Task details — Exactly the lines from the start of the data below through the line that contains "import seaborn as sns" are to be copied, with pictures left out.

─── Raw data

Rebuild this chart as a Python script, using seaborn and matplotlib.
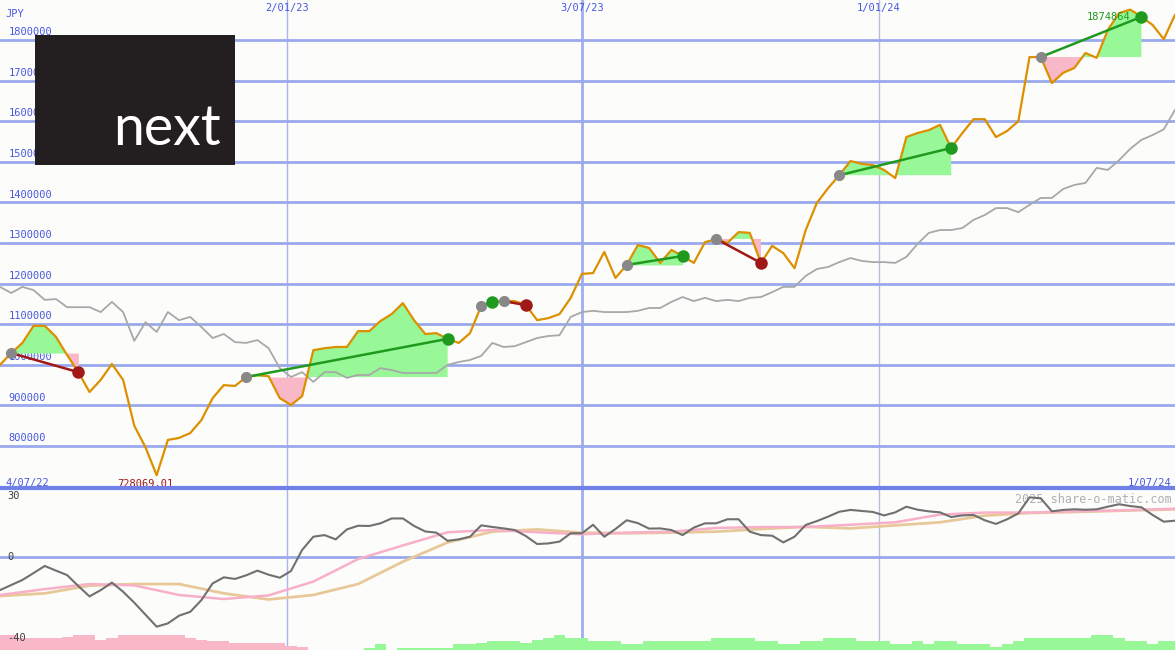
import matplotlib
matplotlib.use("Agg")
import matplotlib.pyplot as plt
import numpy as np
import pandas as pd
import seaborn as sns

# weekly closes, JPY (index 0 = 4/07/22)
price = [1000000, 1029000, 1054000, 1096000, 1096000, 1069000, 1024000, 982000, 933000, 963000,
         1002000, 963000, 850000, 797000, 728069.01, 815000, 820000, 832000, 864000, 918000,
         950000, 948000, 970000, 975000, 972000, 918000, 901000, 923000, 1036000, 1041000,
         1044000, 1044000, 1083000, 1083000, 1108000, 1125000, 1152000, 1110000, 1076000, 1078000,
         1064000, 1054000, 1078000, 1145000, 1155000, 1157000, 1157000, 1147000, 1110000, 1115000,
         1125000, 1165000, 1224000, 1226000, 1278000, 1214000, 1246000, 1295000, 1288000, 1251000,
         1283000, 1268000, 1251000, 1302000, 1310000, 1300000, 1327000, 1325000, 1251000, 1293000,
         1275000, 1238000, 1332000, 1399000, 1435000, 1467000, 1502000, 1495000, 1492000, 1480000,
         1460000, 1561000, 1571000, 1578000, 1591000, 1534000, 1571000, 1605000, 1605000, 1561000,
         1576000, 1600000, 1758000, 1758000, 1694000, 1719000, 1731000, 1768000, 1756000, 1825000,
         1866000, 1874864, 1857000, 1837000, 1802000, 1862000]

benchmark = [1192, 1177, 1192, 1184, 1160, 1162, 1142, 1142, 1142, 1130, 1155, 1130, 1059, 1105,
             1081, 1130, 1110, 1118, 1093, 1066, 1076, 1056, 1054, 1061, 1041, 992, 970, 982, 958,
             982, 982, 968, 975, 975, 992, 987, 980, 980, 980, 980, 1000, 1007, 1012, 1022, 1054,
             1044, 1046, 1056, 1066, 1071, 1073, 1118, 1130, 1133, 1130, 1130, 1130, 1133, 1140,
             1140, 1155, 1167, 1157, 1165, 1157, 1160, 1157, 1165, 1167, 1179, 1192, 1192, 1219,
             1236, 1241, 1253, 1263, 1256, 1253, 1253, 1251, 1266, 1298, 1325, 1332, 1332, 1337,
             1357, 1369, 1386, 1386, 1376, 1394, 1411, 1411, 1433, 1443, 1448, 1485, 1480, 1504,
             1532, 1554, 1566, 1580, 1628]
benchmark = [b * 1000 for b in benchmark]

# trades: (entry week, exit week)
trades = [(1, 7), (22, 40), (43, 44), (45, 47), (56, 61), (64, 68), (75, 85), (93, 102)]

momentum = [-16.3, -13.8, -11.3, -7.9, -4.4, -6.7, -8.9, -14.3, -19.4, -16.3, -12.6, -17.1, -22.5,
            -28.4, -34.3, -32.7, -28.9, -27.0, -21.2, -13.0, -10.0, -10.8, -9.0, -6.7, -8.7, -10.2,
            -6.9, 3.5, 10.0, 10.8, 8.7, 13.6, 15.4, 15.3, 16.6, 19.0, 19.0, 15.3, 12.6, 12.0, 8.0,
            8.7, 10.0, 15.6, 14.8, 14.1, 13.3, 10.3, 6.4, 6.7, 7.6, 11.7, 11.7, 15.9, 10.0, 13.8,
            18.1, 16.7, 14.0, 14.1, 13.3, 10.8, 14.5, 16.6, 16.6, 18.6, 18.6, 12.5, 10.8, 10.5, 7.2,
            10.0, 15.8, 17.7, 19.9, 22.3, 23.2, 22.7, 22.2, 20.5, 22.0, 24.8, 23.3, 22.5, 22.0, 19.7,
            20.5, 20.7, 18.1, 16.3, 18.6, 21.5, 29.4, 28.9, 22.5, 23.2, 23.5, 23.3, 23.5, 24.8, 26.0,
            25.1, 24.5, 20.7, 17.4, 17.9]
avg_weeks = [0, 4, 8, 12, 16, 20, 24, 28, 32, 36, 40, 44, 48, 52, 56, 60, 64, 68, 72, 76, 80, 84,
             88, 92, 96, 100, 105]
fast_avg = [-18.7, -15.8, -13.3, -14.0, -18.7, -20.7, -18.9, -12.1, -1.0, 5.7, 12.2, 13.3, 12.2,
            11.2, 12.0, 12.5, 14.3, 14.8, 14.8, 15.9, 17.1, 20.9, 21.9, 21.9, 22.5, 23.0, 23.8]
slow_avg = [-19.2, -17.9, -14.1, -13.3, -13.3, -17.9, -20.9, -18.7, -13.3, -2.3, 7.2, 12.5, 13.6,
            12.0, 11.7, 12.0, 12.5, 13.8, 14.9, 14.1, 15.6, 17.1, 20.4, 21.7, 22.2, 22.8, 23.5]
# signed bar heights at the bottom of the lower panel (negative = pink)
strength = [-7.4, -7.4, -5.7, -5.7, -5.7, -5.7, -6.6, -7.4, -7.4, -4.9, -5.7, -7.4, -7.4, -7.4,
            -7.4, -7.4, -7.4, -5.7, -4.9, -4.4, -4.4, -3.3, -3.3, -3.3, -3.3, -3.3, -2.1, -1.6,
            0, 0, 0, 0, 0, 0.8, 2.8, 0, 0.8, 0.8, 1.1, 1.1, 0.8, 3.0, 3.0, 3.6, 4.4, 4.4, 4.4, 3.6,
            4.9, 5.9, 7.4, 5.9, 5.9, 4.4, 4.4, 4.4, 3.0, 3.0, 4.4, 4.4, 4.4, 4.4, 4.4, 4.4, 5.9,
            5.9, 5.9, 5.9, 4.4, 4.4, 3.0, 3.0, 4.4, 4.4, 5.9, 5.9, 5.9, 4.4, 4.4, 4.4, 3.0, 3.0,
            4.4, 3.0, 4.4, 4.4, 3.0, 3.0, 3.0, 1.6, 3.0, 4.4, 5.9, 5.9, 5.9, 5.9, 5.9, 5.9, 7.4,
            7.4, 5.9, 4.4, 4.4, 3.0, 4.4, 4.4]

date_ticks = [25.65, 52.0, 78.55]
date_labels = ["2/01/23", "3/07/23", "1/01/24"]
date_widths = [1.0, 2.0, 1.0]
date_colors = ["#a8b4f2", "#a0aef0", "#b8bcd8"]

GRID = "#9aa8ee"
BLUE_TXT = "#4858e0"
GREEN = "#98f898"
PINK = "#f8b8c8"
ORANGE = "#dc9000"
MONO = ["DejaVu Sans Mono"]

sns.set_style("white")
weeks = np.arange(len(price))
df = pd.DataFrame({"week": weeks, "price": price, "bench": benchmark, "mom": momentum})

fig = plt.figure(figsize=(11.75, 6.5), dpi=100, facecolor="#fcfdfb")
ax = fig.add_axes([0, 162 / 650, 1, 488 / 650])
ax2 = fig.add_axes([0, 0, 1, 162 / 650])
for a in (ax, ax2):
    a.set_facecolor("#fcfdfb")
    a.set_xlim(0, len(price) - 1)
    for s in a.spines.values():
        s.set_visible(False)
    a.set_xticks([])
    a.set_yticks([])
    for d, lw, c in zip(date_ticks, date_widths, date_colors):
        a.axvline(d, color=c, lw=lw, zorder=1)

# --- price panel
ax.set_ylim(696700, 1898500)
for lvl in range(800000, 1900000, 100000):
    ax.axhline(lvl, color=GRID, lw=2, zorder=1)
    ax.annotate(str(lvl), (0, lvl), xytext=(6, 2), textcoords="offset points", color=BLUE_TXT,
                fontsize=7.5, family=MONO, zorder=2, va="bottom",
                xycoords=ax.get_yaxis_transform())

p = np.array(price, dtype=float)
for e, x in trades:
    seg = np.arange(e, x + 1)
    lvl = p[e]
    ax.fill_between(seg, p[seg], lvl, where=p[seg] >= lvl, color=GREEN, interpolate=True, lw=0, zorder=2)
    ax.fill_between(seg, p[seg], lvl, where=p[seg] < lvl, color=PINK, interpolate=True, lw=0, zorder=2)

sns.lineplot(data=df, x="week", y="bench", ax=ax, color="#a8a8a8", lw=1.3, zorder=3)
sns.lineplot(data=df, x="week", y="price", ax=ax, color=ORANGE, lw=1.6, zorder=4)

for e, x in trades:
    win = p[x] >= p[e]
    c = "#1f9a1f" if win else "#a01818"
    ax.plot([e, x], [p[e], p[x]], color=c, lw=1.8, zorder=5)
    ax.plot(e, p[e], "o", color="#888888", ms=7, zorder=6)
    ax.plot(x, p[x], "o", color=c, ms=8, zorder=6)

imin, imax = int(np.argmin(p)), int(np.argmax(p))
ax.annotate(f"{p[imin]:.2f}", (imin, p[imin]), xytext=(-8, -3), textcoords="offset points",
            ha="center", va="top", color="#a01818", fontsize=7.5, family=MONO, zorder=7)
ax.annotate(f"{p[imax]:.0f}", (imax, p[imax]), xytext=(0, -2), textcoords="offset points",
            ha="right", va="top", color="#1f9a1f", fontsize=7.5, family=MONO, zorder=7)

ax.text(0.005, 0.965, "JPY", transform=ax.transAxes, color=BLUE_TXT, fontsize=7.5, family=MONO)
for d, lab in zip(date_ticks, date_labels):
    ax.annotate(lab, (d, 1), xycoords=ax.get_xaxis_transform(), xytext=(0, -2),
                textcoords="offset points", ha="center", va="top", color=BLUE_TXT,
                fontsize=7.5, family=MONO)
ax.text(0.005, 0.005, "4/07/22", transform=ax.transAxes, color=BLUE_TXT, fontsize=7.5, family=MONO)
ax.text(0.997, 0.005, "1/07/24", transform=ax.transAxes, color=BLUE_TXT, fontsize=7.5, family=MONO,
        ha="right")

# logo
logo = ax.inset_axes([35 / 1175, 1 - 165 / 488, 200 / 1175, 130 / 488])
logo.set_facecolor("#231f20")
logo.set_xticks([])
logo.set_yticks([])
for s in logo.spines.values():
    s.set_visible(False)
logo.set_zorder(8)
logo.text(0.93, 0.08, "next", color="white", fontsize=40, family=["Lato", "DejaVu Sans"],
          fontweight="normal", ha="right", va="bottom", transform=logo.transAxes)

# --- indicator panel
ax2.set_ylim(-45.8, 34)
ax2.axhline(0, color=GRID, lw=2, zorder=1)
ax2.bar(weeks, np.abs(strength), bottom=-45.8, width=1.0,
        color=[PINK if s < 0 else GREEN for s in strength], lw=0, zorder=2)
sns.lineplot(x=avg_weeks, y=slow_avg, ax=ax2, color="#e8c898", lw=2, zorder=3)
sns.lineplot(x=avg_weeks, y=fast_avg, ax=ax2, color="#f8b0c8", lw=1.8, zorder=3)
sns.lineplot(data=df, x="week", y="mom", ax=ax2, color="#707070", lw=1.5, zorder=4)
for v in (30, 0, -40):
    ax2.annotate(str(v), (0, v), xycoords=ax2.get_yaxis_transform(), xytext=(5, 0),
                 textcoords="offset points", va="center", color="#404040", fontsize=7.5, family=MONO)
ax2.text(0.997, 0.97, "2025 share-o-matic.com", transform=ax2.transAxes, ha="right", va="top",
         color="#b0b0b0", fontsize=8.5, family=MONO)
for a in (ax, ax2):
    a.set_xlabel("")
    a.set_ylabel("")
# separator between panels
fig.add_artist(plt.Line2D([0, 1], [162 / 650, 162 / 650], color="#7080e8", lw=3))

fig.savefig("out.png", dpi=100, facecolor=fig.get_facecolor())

──────

Problem solution —
Rebuild this chart as a Python script, using seaborn and matplotlib.
import matplotlib
matplotlib.use("Agg")
import matplotlib.pyplot as plt
import numpy as np
import pandas as pd
import seaborn as sns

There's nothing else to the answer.